I think the issue is that we don't "see with our eyes" : we see with our brain.
So, no matter what our photo receptors send to our brains, our brains still have to interpret it.
This is one of the reasons optical illusions work...For example, our vision is in 2D, but, we construct 3D images of it in our brain.
Our brain interprets some areas as shadow, and, then assumes that the light is on the opposite side so as to cast the shadow, and, that the colors IN the shadow are what we'd see w/o the shadow, and so forth.
So, an optical illusion that gives a checker board of black and white squares will even see a black square as a white square if the lighting is adjusted to make them think the white is in a shadow, and THAT'S why it appears dark...rather than knowing its actually dark, and that there's no shadow.

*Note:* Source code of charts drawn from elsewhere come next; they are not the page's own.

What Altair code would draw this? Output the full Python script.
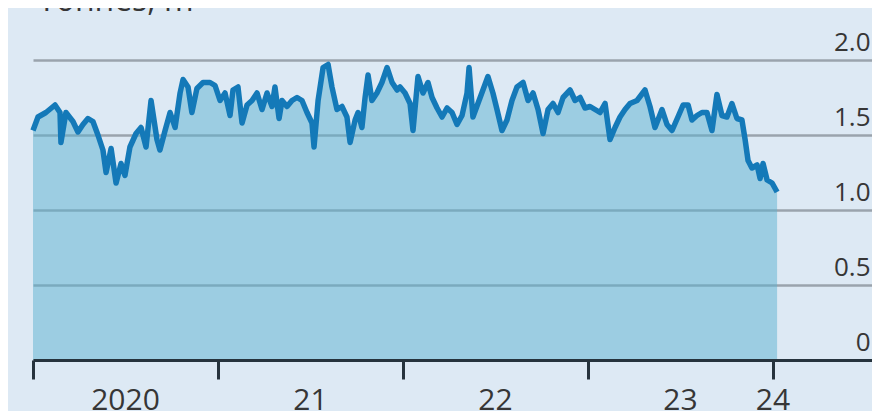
import altair as alt
import pandas as pd

# decimal year positions and values (tonnes, m)
years = [
    2020.000, 2020.027, 2020.070, 2020.119, 2020.146, 2020.151, 2020.178, 2020.216, 2020.243, 2020.270,
    2020.297, 2020.324, 2020.351, 2020.378, 2020.395, 2020.422, 2020.449, 2020.476, 2020.497, 2020.524,
    2020.557, 2020.584, 2020.611, 2020.638, 2020.670, 2020.686, 2020.714, 2020.741, 2020.768, 2020.795,
    2020.811, 2020.838, 2020.859, 2020.886, 2020.919, 2020.957, 2020.984, 2021.011, 2021.038, 2021.065,
    2021.081, 2021.108, 2021.130, 2021.157, 2021.184, 2021.211, 2021.238, 2021.265, 2021.292, 2021.308,
    2021.330, 2021.346, 2021.373, 2021.400, 2021.427, 2021.454, 2021.481, 2021.508, 2021.519, 2021.541,
    2021.568, 2021.595, 2021.616, 2021.643, 2021.670, 2021.697, 2021.714, 2021.741, 2021.757, 2021.778,
    2021.795, 2021.811, 2021.832, 2021.859, 2021.886, 2021.914, 2021.941, 2021.968, 2021.984, 2022.011,
    2022.038, 2022.054, 2022.081, 2022.108, 2022.135, 2022.157, 2022.184, 2022.211, 2022.238, 2022.265,
    2022.292, 2022.319, 2022.346, 2022.357, 2022.378, 2022.405, 2022.432, 2022.459, 2022.486, 2022.508,
    2022.535, 2022.562, 2022.589, 2022.616, 2022.649, 2022.676, 2022.703, 2022.730, 2022.757, 2022.784,
    2022.811, 2022.838, 2022.865, 2022.903, 2022.930, 2022.957, 2022.984, 2023.011, 2023.038, 2023.065,
    2023.092, 2023.119, 2023.146, 2023.173, 2023.200, 2023.227, 2023.265, 2023.308, 2023.335, 2023.362,
    2023.400, 2023.427, 2023.454, 2023.486, 2023.514, 2023.541, 2023.562, 2023.589, 2023.616, 2023.643,
    2023.670, 2023.697, 2023.724, 2023.751, 2023.778, 2023.805, 2023.832, 2023.849, 2023.865, 2023.886,
    2023.914, 2023.930, 2023.946, 2023.968, 2023.995, 2024.022,
]
values = [
    1.53, 1.62, 1.65, 1.70, 1.65, 1.45, 1.65, 1.59, 1.52, 1.57,
    1.61, 1.59, 1.50, 1.40, 1.25, 1.41, 1.18, 1.31, 1.23, 1.42,
    1.51, 1.55, 1.42, 1.73, 1.47, 1.40, 1.53, 1.65, 1.55, 1.78,
    1.87, 1.82, 1.65, 1.81, 1.85, 1.85, 1.83, 1.73, 1.78, 1.63,
    1.80, 1.82, 1.58, 1.70, 1.73, 1.78, 1.67, 1.78, 1.69, 1.82,
    1.61, 1.73, 1.69, 1.73, 1.75, 1.73, 1.65, 1.58, 1.42, 1.73,
    1.95, 1.97, 1.82, 1.67, 1.69, 1.62, 1.45, 1.60, 1.65, 1.55,
    1.75, 1.90, 1.73, 1.78, 1.85, 1.95, 1.85, 1.80, 1.82, 1.78,
    1.71, 1.53, 1.89, 1.78, 1.85, 1.75, 1.68, 1.62, 1.68, 1.65,
    1.57, 1.63, 1.78, 1.95, 1.62, 1.71, 1.80, 1.89, 1.78, 1.67,
    1.53, 1.60, 1.73, 1.82, 1.85, 1.73, 1.78, 1.67, 1.51, 1.67,
    1.71, 1.65, 1.75, 1.80, 1.73, 1.75, 1.68, 1.69, 1.67, 1.65,
    1.71, 1.47, 1.55, 1.62, 1.67, 1.71, 1.73, 1.80, 1.69, 1.55,
    1.67, 1.57, 1.53, 1.62, 1.70, 1.70, 1.60, 1.63, 1.65, 1.65,
    1.53, 1.77, 1.63, 1.62, 1.71, 1.61, 1.60, 1.47, 1.33, 1.28,
    1.30, 1.21, 1.31, 1.20, 1.18, 1.12,
]

tick_years = [2020, 2021, 2022, 2023, 2024]
xlabel_pos = [2020.5, 2021.5, 2022.5, 2023.5, 2024.0]
xlabel_text = ["2020", "21", "22", "23", "24"]
ytick_vals = [0, 0.5, 1.0, 1.5, 2.0]
title_text = ["Tonnes, m"]

df = pd.DataFrame({"year": years, "value": values})
lab_df = pd.DataFrame({"pos": xlabel_pos, "txt": xlabel_text})
title_df = pd.DataFrame({"t": title_text})

FONT = "Open Sans"
TEXT = "#363636"
AXIS_DARK = "#26333d"

xscale = alt.Scale(domain=[2020, 2024.535], nice=False, zero=False)

x_enc = alt.X(
    "year:Q",
    scale=xscale,
    axis=alt.Axis(
        values=tick_years,
        labels=False,
        grid=False,
        tickSize=19,
        tickWidth=3,
        tickColor=AXIS_DARK,
        domainColor=AXIS_DARK,
        domainWidth=3,
        title=None,
        zindex=1,
    ),
)
y_enc = alt.Y(
    "value:Q",
    scale=alt.Scale(domain=[0, 2], nice=False),
    axis=alt.Axis(
        orient="right",
        values=ytick_vals,
        labelExpr="datum.value == 0 ? '0' : format(datum.value, '.1f')",
        domain=False,
        ticks=False,
        tickSize=0,
        labelPadding=-2,
        labelAlign="right",
        labelBaseline="alphabetic",
        labelOffset=-10,
        labelFontSize=26,
        labelFont=FONT,
        labelColor=TEXT,
        grid=True,
        gridColor="#9aa3ad",
        gridWidth=2.5,
        title=None,
    ),
)

base = alt.Chart(df)
area = base.mark_area(color="#5cb2d0", opacity=0.5).encode(x=x_enc, y=y_enc)
line = base.mark_line(color="#1479b8", strokeWidth=5.5, strokeJoin="round").encode(
    x=x_enc, y=y_enc
)

xlabels = alt.Chart(lab_df).mark_text(
    font=FONT, fontSize=30, color=TEXT, align="center", baseline="alphabetic"
).encode(
    x=alt.X("pos:Q", scale=xscale),
    y=alt.value(350),
    text="txt:N",
)

title = alt.Chart(title_df).mark_text(
    font=FONT, fontSize=32, color=TEXT, align="left", baseline="alphabetic"
).encode(
    x=alt.value(5),
    y=alt.value(-49),
    text="t:N",
)

chart = (
    alt.layer(area, line, xlabels, title)
    .properties(
        width=839,
        height=300,
        autosize=alt.AutoSizeParams(type="none"),
        padding={"left": 25, "top": 52, "right": 0, "bottom": 51},
    )
    .configure(background="#dde9f4")
    .configure_view(strokeWidth=0)
)

chart.save("out.html", embed_options={"renderer": "svg", "actions": False})
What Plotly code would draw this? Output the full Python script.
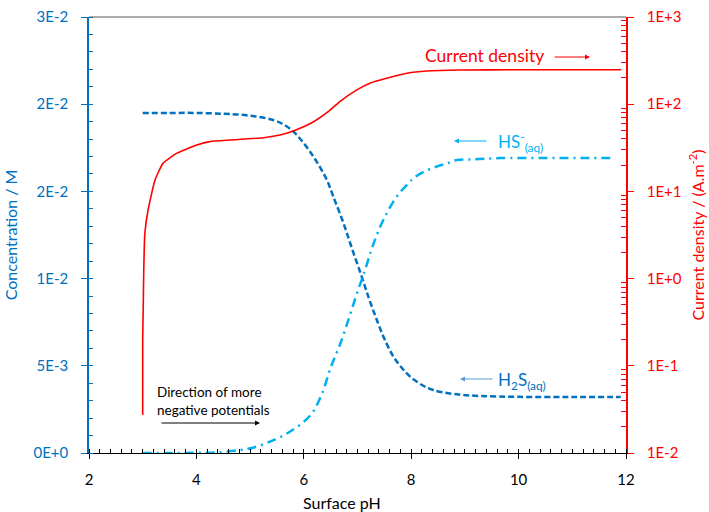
import plotly.graph_objects as go

# ---------------- data ----------------
h2s_ph = [3.0, 3.5, 4.0, 4.5, 4.8, 5.1, 5.4, 5.6, 5.8, 5.95, 6.1, 6.25, 6.43, 6.55, 6.74, 6.9,
          7.08, 7.22, 7.36, 7.5, 7.67, 7.82, 7.98, 8.2, 8.41, 8.8, 9.28, 10.0, 11.0, 11.9]
h2s_conc = [0.01950, 0.01950, 0.01950, 0.01945, 0.01940, 0.01930, 0.01912, 0.01888, 0.01845,
            0.01795, 0.01735, 0.01665, 0.01565, 0.0147, 0.01317, 0.0117, 0.0101, 0.0088,
            0.00763, 0.00655, 0.00552, 0.00490, 0.00438, 0.00390, 0.00361, 0.00338, 0.00327,
            0.00322, 0.00321, 0.00321]

hs_ph = [3.0, 3.5, 4.0, 4.38, 4.81, 5.05, 5.37, 5.74, 6.12, 6.33, 6.5, 6.67, 6.83, 6.98, 7.14,
         7.29, 7.48, 7.73, 7.92, 8.04, 8.25, 8.47, 8.66, 8.85, 9.16, 9.65, 10.5, 11.2, 11.78]
hs_conc = [0.0, 0.0, 0.00001, 0.00003, 0.00017, 0.0003, 0.00065, 0.00122, 0.00215, 0.00333,
           0.0049, 0.00619, 0.00763, 0.00906, 0.01049, 0.01193, 0.01336, 0.0147, 0.01537,
           0.01575, 0.01615, 0.01642, 0.0166, 0.0168, 0.01684, 0.01691, 0.01692, 0.01692, 0.01692]

cd_ph = [3.0, 3.0, 3.01, 3.02, 3.04, 3.10, 3.23, 3.38, 3.63, 4.01, 4.25, 4.63, 5.25, 5.56, 5.68,
         5.93, 6.18, 6.49, 6.67, 6.98, 7.23, 7.54, 7.92, 8.29, 8.91, 10.0, 11.0, 11.91]
cd_val = [0.0273, 0.2, 0.472, 1.26, 3.31, 6.12, 13.5, 21.0, 27.3, 34.0, 37.2, 38.8, 41.3, 44.4,
          46.3, 53, 63, 85.7, 107, 145, 174, 198, 226, 240, 247, 248, 248, 248]

x_ticks = [2, 4, 6, 8, 10, 12]
conc_ticks = [0, 0.005, 0.01, 0.015, 0.02, 0.025]
conc_ticktext = ["0E+0", "5E-3", "1E-2", "2E-2", "2E-2", "3E-2"]
cd_ticks = [0.01, 0.1, 1, 10, 100, 1000]
cd_ticktext = ["1E-2", "1E-1", "1E+0", "1E+1", "1E+2", "1E+3"]
cd_minor = [m * 10 ** e for e in range(-2, 3) for m in range(2, 10)]

BLUE = "#0070C0"
LBLUE = "#00B0F0"
RED = "#FF0000"
FONT = "Lato"

fig = go.Figure()
fig.add_trace(go.Scatter(x=h2s_ph, y=h2s_conc, mode="lines", line=dict(color=BLUE, width=2.5, dash="6px,3px"),
                         line_shape="spline", showlegend=False))
fig.add_trace(go.Scatter(x=hs_ph, y=hs_conc, mode="lines", line=dict(color=LBLUE, width=2.5, dash="9px,5px,2px,5px"),
                         line_shape="spline", showlegend=False))
fig.add_trace(go.Scatter(x=cd_ph, y=cd_val, mode="lines",
                         line=dict(color=RED, width=1.6, shape="spline", smoothing=0.5),
                         yaxis="y2", showlegend=False))

fig.update_layout(
    width=709, height=512,
    margin=dict(l=89, r=83, t=17, b=59),
    paper_bgcolor="white", plot_bgcolor="white",
    font=dict(family=FONT, size=14, color="black"),
    xaxis=dict(range=[2, 12], tickvals=x_ticks, showgrid=False, zeroline=False, automargin=False,
               showline=True, linecolor="black", linewidth=1.2,
               ticks="outside", ticklen=5, tickcolor="black", ticklabelstandoff=8,
               tickfont=dict(size=15, color="black"),
               minor=dict(dtick=0.2, ticks="inside", ticklen=4, tickcolor="black", showgrid=False)),
    yaxis=dict(range=[0, 0.025], tickvals=conc_ticks, ticktext=conc_ticktext, showgrid=False,
               zeroline=False, showline=True, linecolor=BLUE, linewidth=1.5, automargin=False,
               ticks="outside", ticklen=6, tickcolor=BLUE, ticklabelstandoff=10,
               tickfont=dict(size=15, color=BLUE),
               minor=dict(dtick=0.001, ticks="inside", ticklen=4, tickcolor=BLUE, showgrid=False),
               title=dict(text="Concentration / M", font=dict(size=16, color=BLUE), standoff=12)),
    yaxis2=dict(type="log", range=[-2, 3], overlaying="y", side="right", tickvals=cd_ticks,
                ticktext=cd_ticktext, showgrid=False, zeroline=False, showline=True, automargin=False,
                linecolor=RED, linewidth=1.5, ticks="outside", ticklen=6, tickcolor=RED,
                ticklabelstandoff=10, tickfont=dict(size=15, color=RED),
                minor=dict(tickmode="array", tickvals=cd_minor, ticks="inside", ticklen=5,
                           tickcolor=RED, showgrid=False),
                title=dict(text="Current density / (A.m<sup>-2</sup>)", font=dict(size=16, color=RED),
                           standoff=12)),
)

# top border
fig.add_shape(type="line", xref="paper", yref="paper", x0=0, x1=1, y0=1, y1=1,
              line=dict(color="#595959", width=1))


def px_x(p):
    return (p - 89) / 537.0


def px_y(p):
    return (453 - p) / 436.0


# x-axis title
fig.add_annotation(text="Surface pH", xref="paper", yref="paper", x=px_x(342), y=px_y(502),
                   showarrow=False, font=dict(size=16, color="black"), xanchor="center", yanchor="middle")

# labels
fig.add_annotation(text="Current density", xref="paper", yref="paper", x=px_x(423), y=px_y(56),
                   showarrow=False, font=dict(size=17.5, color=RED), xanchor="left", yanchor="middle")
fig.add_annotation(text="", xref="paper", yref="paper", x=px_x(590), y=px_y(57), ax=-37, ay=0,
                   showarrow=True, arrowhead=2, arrowsize=1, arrowwidth=1, arrowcolor=RED)

fig.add_annotation(text="HS<sup>-</sup><sub>(aq)</sub>", xref="paper", yref="paper", x=px_x(496), y=px_y(142),
                   showarrow=False, font=dict(size=17, color=LBLUE), xanchor="left", yanchor="middle")
fig.add_annotation(text="", xref="paper", yref="paper", x=px_x(454), y=px_y(141), ax=34, ay=0,
                   showarrow=True, arrowhead=2, arrowsize=1, arrowwidth=1, arrowcolor=LBLUE)

fig.add_annotation(text="H<sub>2</sub>S<sub>(aq)</sub>", xref="paper", yref="paper", x=px_x(496), y=px_y(381),
                   showarrow=False, font=dict(size=17, color=BLUE), xanchor="left", yanchor="middle")
fig.add_annotation(text="", xref="paper", yref="paper", x=px_x(460), y=px_y(379), ax=34, ay=0,
                   showarrow=True, arrowhead=2, arrowsize=1, arrowwidth=1, arrowcolor="#5B9BD5")

fig.add_annotation(text="Direction of more<br>negative potentials", xref="paper", yref="paper",
                   x=px_x(155), y=px_y(401), showarrow=False, align="left",
                   font=dict(size=13.5, color="black"), xanchor="left", yanchor="middle")
fig.add_annotation(text="", xref="paper", yref="paper", x=px_x(260), y=px_y(423), ax=-100, ay=0,
                   showarrow=True, arrowhead=2, arrowsize=1, arrowwidth=1, arrowcolor="black")

fig.write_html("out.html")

The same with the light cast by different sources. If you saw an isolated piece of cloth of a particular color, you might call it one color. If you saw it as part of a larger item, with other colors around it, illuminated by varying wavelengths, etc, you might call it another color.
So, the "eye's" version of the color is not really available to us, ALL we get is OUR BRAIN'S interpretation of what the sensors relayed.
If, for example, we all agree that shorter wavelengths gradate into certain colors, in a reliable pattern, and, gradate into certain colors as the wavelengths get longer, we can certainly agree on what we CALL the resultant colors, and reliably communicate this to others.
What we might never KNOW, is if the perceived colors, in the brains of the observers, look the same to them as to us.
We are TAUGHT the names of the colors...so if I am told what I see is red, that will be what I call red. I might, in my brain, imagine that this is what YOU imagine in your brain as "BLUE".
We will both say the fire engine is red....because that's what the color was taught to us as. But MY red might be your yellow, and your red might be my green, and so forth.
We would BOTH see a prism's light broken into a rainbow, etc...and both see the same transition of colors as the wavelengths change, but, in our brains, the imagined colors could be transitioning with a different set of colors.
For example, the rainbow is described as having certain "colors", but, most of that impression is because OUR BRAINS divide the continuous transition into recognized colors...and PERCEIVE it as a particular number of bands of color.
IE: The orangey part is from here too hear, and the yellowy parts are from there to there...
...despite the fact that its a continuous spectrum.
Its all happening in your brain. So, we definitely see the same leaf as "green", because, whatever our brain said leaves look like we were taught is called "green"...so leaves are green.
But we have no way of knowing if the green in my brain is the same as the green in your brain.